Save scripts to skill folder scripts/ Save output to skill folder output/ — always export both ANS and PNG.


6. Input Files (Image-to-ANSI Renditions)

Operator may drop a source image into inputs/ and ask for an ANSI rendition of it. Do not check this folder unless explicitly asked.

When asked to render an input file:

  1. Read the image with the image tool — study shapes, dominant colors, light source, and composition
  2. Map the image's colors to the 16-color ANSI palette (find the closest match for each major region)
  3. Plan the canvas layout — decide which regions become which shade/color blocks
  4. Simplify aggressively — ANSI art is abstraction, not photorealism. Pick 3-5 dominant colors max
  5. Sketch the composition in comments before coding: major regions, where half-blocks go, light direction
  6. Draw it — apply all the usual style rules (no-tocars, shade gradients, half-block edges)
  7. Save output to the usual place

7. Full API Reference

See references/api.md — full endpoint details, parameter lists, CP437 extended codes.


8. Lessons Learned (from real sessions)

Sky / Background Gradients

  • Don't use random noise for texture — even at 15-18% density it creates "rain" or "static" artifacts that look terrible.
  • Don't use per-column checkerboard dithering on every row — ANSI cells are tall and narrow, so alternating x%2 columns creates visible vertical stripes, not smooth blending.
  • Do use clean solid bands — banding is natural and expected in ANSI art sky gradients. 4-5 rows per band (F4→F3→F2→F1, DBLUE on BLACK) reads cleanly.
  • If you want a subtle transition between bands, a single dither row between solid blocks is the maximum — and even that can stripe visually, so test it.

Petals / Organic Shapes

  • Start wider than you think you need. Horizontal spread reads better at ANSI cell aspect ratio than height.
  • Use the full shade gradient within each petal (F1 at tip → F4 at base where it meets the center) to imply curvature.
  • Each petal's outermost edge should be RFH/LFH (half-block) with bg=BLACK to keep the no-tocars boundary clean.
  • Diagonal petals need extra width (4+ cols) to be visible — don't short-change them.

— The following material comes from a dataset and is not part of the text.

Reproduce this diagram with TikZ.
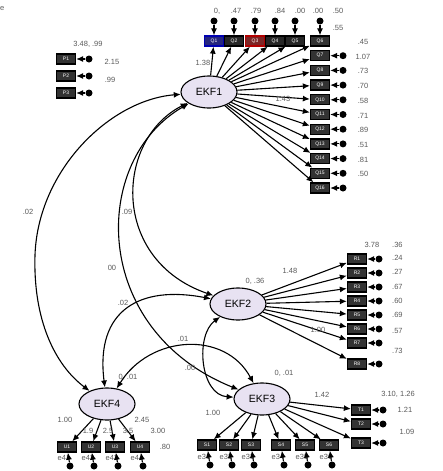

Centers / Small Color Areas

  • A 2x2 center block can convey light/shadow convincingly:
    • top-left: F1 bright-color on dark-bg (lit)
    • top-right: F2
    • bottom-left: F3
    • bottom-right: F4 (deepest shadow)
  • bg=BROWN (6) is always safe (it's <8), good for warm center tones.

API Gotchas

  • Export PNG endpoint is /api/file/export/png (not /api/file/export-png).
  • Always check openapi.json at session start — endpoints may have changed.
  • post() should print warnings but not crash on bad responses — wrap defensively.